__Written exercise__. Search the material below for the string "chart" and list each line that holds it.

__Information provided__.
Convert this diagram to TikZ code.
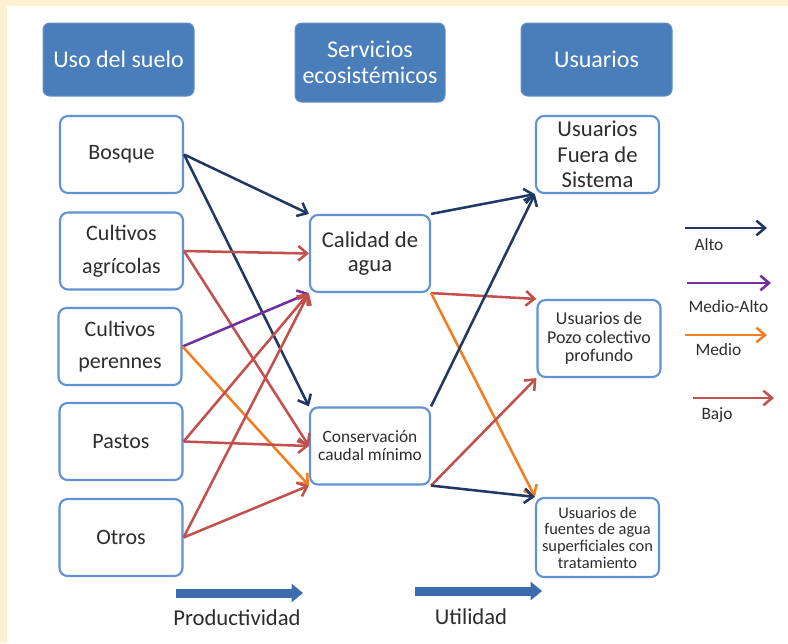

* * *

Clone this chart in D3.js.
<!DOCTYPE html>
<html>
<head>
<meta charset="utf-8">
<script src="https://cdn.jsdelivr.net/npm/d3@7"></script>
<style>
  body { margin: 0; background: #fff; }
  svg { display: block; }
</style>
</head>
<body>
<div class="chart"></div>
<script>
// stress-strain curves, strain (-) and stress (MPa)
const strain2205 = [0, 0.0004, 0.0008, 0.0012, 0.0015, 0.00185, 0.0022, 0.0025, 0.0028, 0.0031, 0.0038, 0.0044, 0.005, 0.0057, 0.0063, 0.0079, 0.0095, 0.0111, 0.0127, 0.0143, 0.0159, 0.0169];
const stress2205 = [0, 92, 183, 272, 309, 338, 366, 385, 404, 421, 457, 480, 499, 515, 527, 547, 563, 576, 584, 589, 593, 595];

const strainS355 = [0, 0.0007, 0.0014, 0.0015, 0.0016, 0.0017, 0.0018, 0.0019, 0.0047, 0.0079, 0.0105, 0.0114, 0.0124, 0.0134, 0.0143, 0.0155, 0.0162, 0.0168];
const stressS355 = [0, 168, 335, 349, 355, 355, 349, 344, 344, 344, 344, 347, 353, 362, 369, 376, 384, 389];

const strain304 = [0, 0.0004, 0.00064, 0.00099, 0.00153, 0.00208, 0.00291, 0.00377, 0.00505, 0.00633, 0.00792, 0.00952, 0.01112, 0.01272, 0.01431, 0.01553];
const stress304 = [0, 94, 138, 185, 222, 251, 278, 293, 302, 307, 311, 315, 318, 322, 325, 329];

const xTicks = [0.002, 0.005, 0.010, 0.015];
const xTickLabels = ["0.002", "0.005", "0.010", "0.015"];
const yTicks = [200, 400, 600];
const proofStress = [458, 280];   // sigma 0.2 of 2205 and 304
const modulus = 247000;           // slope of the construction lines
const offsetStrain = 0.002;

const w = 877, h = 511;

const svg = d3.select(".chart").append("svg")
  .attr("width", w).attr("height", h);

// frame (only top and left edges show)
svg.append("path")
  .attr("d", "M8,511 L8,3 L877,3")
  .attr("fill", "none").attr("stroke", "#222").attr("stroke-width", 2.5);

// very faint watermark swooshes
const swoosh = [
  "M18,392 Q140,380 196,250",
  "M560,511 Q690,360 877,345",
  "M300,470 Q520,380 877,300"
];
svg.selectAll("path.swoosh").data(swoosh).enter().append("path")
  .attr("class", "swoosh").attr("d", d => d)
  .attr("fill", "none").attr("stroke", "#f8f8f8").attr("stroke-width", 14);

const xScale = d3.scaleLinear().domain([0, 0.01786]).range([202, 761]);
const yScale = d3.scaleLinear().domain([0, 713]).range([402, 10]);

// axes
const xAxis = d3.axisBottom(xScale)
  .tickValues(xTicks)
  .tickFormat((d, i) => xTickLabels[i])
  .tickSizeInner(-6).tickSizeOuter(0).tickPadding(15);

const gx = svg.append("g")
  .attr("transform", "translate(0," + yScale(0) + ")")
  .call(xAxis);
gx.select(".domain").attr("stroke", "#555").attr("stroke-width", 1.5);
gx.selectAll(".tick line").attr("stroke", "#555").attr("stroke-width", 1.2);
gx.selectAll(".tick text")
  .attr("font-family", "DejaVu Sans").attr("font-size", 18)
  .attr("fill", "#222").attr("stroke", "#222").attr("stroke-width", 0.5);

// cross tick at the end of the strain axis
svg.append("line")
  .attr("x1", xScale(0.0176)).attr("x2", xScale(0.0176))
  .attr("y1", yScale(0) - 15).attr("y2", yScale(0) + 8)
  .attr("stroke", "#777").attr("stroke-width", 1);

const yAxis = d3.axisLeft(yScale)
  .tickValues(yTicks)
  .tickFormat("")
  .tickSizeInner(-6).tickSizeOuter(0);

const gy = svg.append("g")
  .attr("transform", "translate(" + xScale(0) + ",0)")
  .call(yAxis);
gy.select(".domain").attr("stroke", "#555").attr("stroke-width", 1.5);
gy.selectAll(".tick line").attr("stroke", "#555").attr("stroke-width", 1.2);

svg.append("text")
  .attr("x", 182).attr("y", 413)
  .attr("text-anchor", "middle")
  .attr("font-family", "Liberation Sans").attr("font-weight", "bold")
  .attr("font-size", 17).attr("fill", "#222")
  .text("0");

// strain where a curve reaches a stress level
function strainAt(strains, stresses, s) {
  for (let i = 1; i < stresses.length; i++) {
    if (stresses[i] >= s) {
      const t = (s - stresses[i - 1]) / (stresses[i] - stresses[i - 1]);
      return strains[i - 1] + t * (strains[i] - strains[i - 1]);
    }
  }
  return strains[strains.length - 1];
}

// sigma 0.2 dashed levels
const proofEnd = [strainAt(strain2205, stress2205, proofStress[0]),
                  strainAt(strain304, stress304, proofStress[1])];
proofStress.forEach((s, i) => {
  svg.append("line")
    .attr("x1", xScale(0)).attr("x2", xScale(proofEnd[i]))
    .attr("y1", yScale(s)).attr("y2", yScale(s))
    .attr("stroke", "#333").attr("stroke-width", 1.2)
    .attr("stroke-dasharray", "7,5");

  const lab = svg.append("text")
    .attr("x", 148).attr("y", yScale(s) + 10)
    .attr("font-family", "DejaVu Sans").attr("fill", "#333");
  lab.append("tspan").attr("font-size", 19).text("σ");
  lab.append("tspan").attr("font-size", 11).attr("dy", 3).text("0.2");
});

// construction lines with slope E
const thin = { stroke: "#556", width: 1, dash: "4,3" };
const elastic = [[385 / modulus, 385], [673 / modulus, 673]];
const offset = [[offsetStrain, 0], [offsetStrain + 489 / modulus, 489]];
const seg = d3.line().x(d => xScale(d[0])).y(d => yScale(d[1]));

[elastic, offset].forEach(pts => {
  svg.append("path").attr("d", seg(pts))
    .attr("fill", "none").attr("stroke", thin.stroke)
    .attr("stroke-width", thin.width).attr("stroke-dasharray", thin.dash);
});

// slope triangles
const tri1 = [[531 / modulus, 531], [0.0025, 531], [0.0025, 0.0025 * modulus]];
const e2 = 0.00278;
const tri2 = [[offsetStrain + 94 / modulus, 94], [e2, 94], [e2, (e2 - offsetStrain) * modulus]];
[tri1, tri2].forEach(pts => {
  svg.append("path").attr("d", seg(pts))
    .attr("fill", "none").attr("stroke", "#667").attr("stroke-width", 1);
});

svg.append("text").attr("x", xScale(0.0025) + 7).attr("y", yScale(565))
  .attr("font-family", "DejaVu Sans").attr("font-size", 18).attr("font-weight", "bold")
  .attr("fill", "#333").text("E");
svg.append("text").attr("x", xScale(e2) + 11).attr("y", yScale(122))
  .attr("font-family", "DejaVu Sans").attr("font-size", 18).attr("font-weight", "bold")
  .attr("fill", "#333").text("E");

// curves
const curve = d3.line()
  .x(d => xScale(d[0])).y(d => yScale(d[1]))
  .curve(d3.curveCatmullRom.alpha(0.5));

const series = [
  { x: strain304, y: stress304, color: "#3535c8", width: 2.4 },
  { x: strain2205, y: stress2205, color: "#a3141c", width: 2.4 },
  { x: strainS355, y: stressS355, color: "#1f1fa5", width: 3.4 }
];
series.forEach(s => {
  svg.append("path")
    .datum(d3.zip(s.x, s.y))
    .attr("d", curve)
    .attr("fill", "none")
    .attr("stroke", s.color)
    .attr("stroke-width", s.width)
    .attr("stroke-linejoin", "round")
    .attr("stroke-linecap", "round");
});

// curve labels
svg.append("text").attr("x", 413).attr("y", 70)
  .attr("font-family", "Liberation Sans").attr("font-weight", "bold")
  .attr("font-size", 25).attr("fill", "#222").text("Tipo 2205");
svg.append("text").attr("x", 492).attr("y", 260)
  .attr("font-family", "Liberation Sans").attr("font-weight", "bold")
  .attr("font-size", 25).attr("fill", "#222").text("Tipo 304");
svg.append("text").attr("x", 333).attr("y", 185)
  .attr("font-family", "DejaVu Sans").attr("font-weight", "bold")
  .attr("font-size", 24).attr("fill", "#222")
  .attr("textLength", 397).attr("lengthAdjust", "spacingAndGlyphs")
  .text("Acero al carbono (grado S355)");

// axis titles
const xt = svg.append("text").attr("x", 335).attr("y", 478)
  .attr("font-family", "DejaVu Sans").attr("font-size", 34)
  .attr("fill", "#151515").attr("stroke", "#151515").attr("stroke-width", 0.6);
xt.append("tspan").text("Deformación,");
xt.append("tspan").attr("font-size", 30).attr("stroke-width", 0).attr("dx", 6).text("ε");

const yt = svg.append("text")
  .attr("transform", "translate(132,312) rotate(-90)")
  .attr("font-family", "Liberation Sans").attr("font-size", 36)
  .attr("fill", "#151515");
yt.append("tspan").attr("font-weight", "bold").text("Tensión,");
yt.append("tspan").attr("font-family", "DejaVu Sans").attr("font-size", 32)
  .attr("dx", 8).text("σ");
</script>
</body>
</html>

* * *

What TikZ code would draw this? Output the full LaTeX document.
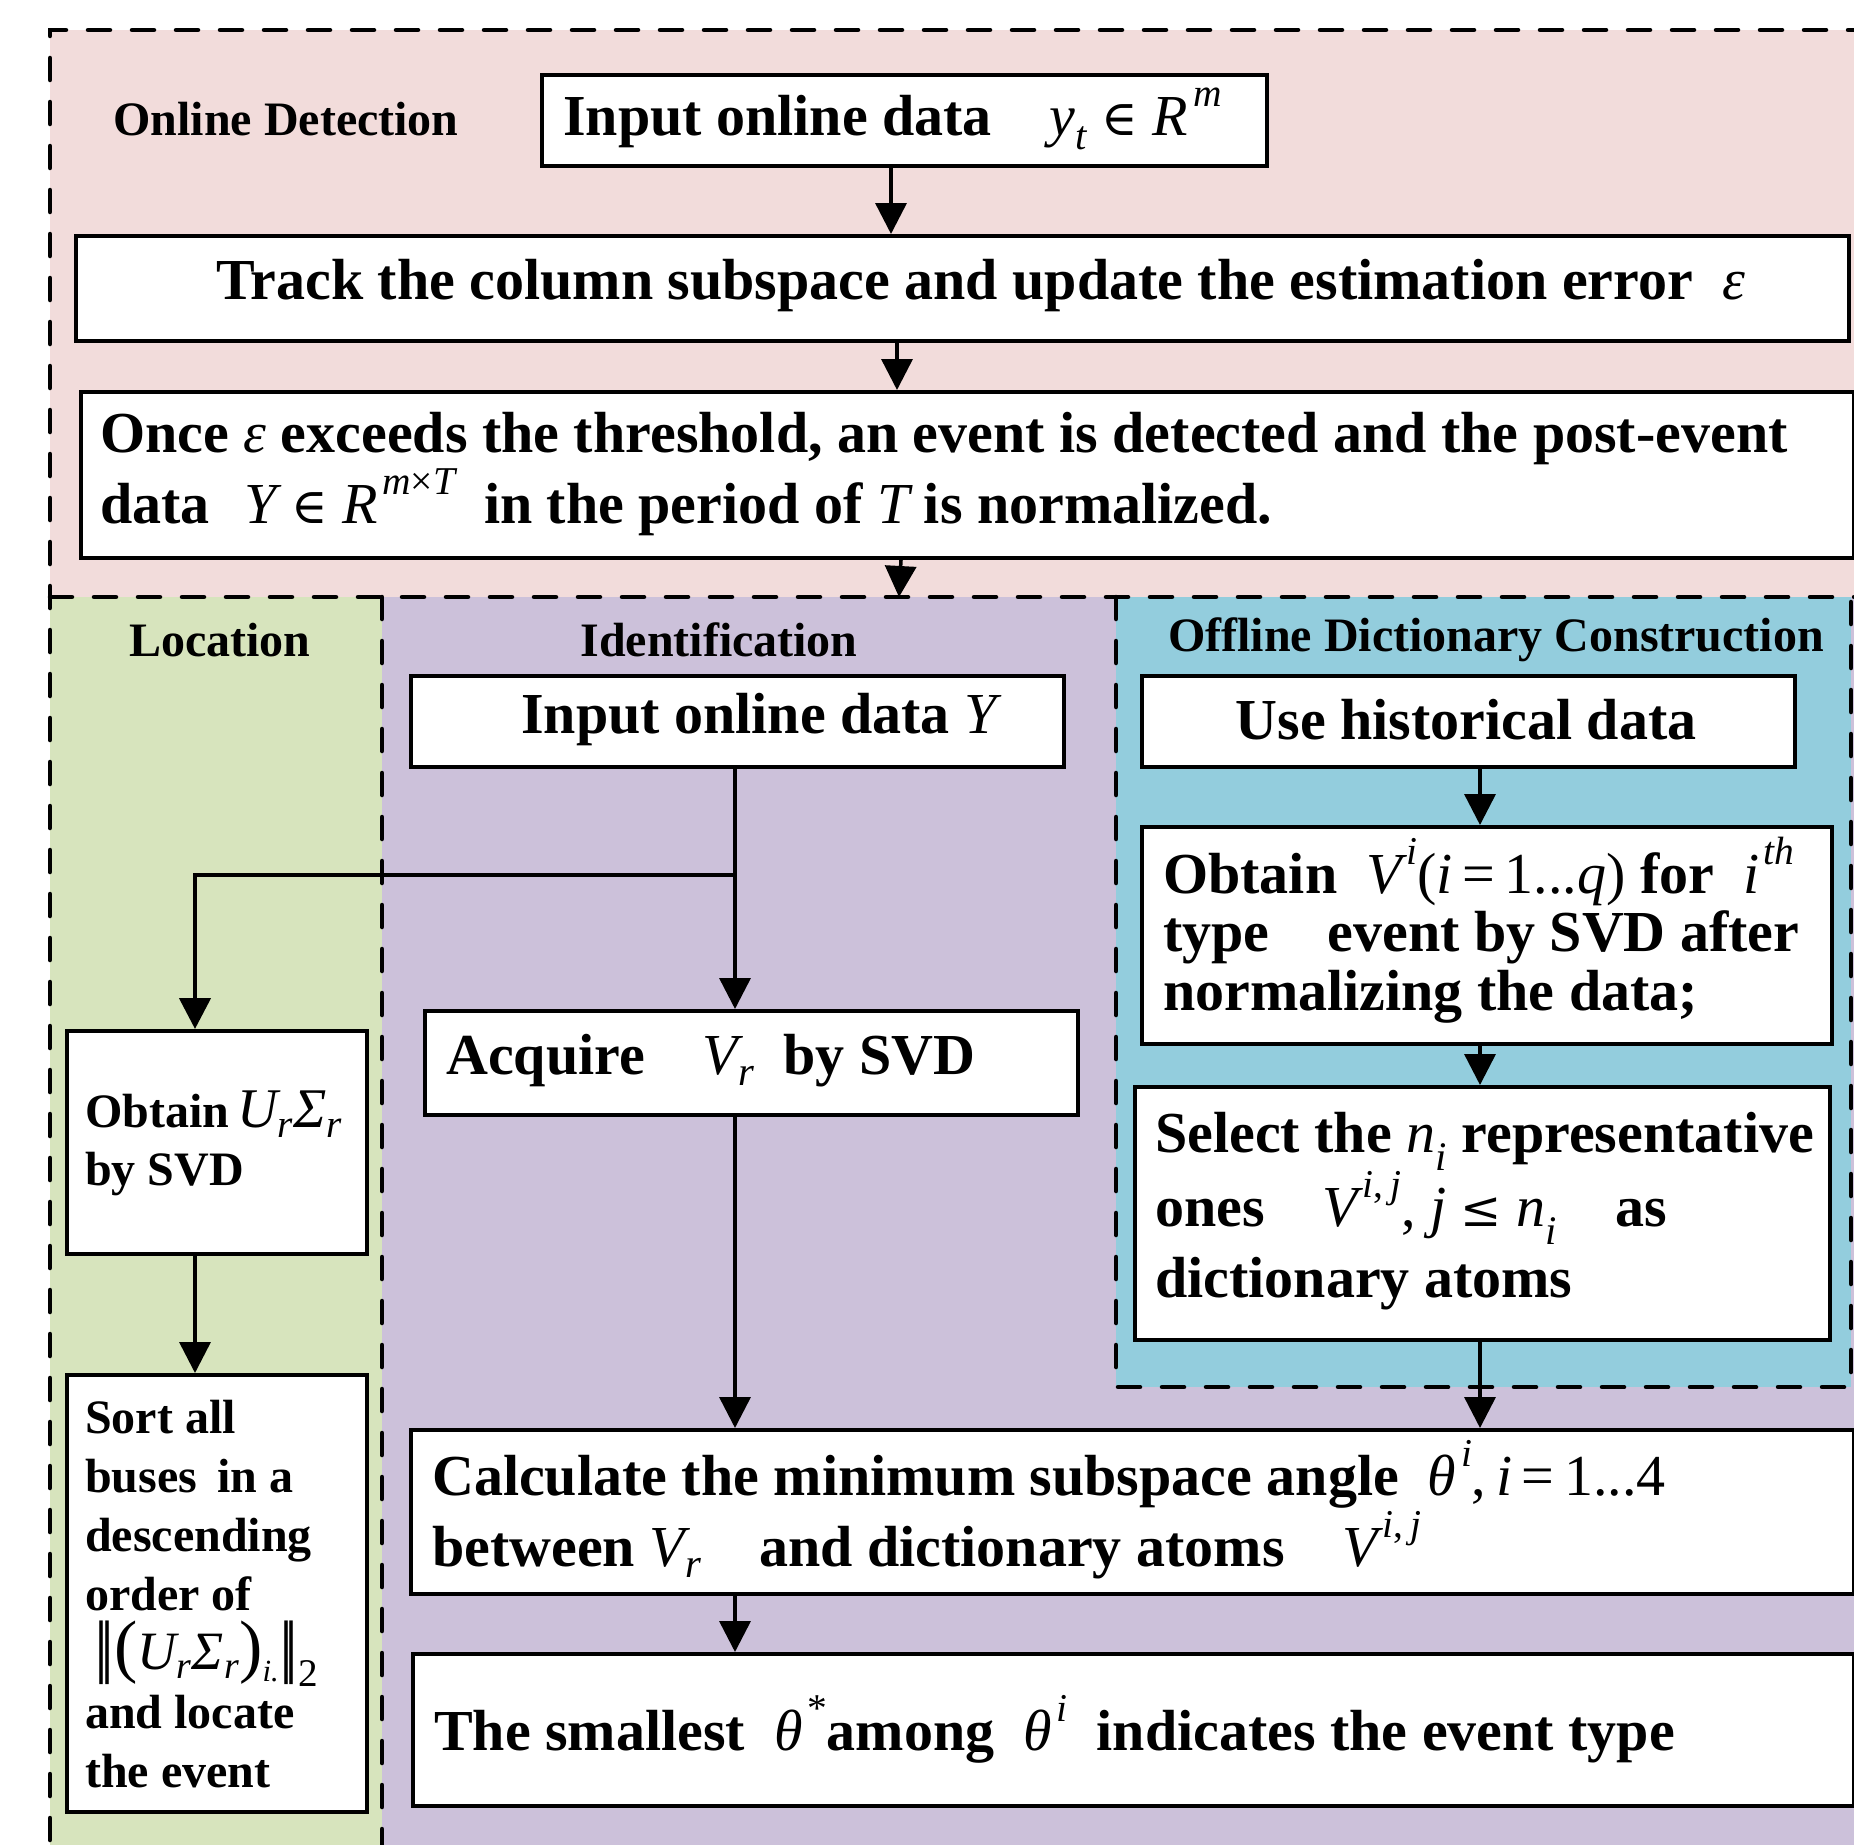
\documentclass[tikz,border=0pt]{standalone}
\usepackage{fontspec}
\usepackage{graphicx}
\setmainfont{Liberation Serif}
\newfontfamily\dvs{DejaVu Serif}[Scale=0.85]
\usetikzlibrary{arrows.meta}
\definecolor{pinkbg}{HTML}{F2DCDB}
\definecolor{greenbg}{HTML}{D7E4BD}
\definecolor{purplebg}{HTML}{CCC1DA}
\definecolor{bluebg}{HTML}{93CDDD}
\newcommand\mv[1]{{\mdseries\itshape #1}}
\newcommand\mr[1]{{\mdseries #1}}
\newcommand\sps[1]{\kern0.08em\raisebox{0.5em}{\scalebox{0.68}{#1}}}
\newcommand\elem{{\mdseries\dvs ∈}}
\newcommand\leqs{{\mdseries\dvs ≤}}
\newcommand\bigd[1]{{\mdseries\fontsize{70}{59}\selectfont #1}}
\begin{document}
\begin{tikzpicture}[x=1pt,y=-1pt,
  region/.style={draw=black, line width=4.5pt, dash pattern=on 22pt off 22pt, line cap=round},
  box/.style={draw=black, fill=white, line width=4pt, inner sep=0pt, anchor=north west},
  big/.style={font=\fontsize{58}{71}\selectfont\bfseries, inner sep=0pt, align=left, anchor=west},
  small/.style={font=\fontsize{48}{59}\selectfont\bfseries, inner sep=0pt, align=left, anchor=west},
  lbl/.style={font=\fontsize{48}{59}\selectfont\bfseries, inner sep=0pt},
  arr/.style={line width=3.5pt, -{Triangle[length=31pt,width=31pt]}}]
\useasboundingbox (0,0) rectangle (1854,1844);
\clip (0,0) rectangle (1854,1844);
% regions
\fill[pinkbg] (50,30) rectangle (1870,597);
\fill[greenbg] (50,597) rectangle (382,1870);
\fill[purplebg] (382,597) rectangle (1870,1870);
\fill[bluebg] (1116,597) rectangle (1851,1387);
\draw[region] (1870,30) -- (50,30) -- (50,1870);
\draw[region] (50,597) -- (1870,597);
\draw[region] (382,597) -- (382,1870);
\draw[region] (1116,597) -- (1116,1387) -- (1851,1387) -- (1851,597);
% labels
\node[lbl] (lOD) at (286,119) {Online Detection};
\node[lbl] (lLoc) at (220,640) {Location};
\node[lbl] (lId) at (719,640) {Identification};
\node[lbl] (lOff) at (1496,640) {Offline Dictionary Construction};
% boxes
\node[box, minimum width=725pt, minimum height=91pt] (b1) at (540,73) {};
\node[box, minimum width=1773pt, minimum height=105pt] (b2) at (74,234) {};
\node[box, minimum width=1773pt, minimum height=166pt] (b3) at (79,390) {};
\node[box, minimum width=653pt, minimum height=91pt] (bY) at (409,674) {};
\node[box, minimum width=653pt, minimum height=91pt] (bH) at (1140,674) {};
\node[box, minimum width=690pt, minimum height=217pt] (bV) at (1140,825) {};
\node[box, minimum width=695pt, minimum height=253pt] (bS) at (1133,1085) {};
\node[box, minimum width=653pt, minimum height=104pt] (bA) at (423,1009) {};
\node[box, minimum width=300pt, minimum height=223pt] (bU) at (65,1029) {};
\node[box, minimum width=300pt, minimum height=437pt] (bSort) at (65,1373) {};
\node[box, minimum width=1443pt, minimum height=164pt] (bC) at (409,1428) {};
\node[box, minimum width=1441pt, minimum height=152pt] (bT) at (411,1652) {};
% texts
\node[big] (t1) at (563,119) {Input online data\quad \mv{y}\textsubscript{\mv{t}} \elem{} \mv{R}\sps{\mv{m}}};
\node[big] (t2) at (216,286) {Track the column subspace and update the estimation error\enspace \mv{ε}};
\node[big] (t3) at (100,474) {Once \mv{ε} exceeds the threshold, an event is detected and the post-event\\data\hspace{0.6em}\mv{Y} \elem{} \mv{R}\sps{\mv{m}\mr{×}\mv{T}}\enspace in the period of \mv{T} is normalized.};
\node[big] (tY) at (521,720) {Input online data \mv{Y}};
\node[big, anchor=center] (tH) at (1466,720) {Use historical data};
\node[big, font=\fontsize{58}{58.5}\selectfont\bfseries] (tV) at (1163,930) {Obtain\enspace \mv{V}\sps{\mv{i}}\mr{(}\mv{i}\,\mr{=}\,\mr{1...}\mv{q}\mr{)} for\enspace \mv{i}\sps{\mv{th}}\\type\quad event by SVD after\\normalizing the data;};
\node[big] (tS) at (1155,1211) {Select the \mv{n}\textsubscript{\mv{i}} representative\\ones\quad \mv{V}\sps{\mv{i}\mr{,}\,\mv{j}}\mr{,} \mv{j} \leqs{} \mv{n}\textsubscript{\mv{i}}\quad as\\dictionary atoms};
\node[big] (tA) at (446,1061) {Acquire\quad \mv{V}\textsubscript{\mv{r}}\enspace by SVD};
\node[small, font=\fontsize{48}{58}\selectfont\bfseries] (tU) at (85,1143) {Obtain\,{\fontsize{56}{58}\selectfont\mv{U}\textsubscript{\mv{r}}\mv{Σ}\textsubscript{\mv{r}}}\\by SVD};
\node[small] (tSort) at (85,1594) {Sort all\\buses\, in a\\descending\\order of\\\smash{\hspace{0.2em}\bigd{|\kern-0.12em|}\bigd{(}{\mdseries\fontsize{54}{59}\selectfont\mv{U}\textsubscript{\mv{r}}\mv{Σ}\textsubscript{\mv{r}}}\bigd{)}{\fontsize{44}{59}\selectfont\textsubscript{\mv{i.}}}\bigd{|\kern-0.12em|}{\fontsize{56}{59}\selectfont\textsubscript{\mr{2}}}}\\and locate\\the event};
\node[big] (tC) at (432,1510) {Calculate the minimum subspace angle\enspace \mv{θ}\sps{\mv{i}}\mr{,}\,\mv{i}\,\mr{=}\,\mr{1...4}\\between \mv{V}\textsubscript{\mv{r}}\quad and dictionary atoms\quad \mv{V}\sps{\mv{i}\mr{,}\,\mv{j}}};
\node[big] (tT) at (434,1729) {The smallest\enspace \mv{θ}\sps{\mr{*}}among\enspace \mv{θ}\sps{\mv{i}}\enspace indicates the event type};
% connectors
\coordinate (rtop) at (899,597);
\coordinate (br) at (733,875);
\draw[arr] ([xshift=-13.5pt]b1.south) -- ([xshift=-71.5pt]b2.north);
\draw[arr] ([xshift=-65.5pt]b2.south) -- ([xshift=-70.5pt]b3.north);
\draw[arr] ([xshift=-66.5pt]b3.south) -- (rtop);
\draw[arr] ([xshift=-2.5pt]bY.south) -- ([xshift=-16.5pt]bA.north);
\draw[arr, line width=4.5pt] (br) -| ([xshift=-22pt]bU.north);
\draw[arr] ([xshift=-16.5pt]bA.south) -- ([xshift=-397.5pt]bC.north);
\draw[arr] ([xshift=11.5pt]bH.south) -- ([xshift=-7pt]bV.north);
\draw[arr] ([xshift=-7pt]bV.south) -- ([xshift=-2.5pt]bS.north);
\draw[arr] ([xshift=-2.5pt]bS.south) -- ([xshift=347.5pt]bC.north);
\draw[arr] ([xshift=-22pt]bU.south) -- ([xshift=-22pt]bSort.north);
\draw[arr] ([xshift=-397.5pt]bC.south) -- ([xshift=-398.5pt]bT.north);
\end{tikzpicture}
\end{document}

__Worked answer__.
Clone this chart in D3.js.
<div class="chart"></div>
const svg = d3.select(".chart").append("svg")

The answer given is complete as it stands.